Prices for the proppant used to crack the ground and extract oil have dropped in North America as oil producers drill and complete fewer wells under investor pressure to spend less, and as the market struggles with an oversupply in the aftermath of the shale boom.

"Energy markets deteriorated further and faster than expected during the quarter as E&P budget exhaustion slowed completion activity, resulting in lower demand and pricing pressure," CEO Bryan Shinn said on a post-earnings call with analysts.

While sand sales to oil and gas customers fell 1% sequentially, pricing was "significantly lower" with new mines coming online in West Texas and overcrowding the market, the company said.

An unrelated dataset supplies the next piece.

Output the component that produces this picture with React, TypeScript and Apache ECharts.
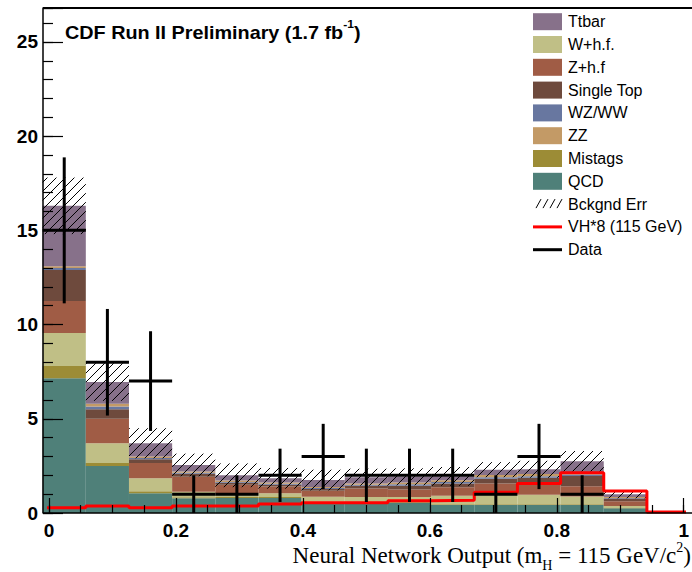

Volumes in the current quarter are expected to decline at least 10% sequentially, while prices are expected to fall further, it added.

However, Shinn expects to see a rebound in oil field completions by the middle of the first quarter next year, as oil and gas producers reset their budgets.

The company also forecast net sales and profits in its industrial business, which supplies sand to construction companies and glass manufacturers, to stay flat or rise marginally in 2020, hurt by trade tariffs and fears of a global slowdown.

U.S. Silica reported a net loss of $23 million, or 31 cents per share, for the quarter ended Sept. 30, compared with a profit of $6.3 million, or 8 cents per share, a year earlier.

Excluding items, loss of 17 cents per share missed analysts' average estimate of 3 cents, according to Refinitiv IBES data.

Revenue fell 14.5% to $361.8 million, also missing estimate of $395.5 million.

The company now expects 2019 spending to be less than $125 million it had forecast earlier, and plans to spend between $40 million and $60 million next year.

The spending forecast was the only "break in the clouds... but that's unlikely to save the stock today given the magnitude of the miss," said George O'Leary, managing director of equity research at Tudor, Pickering, Holt & Co.

Shares of the company were trading at a record low of $5.11.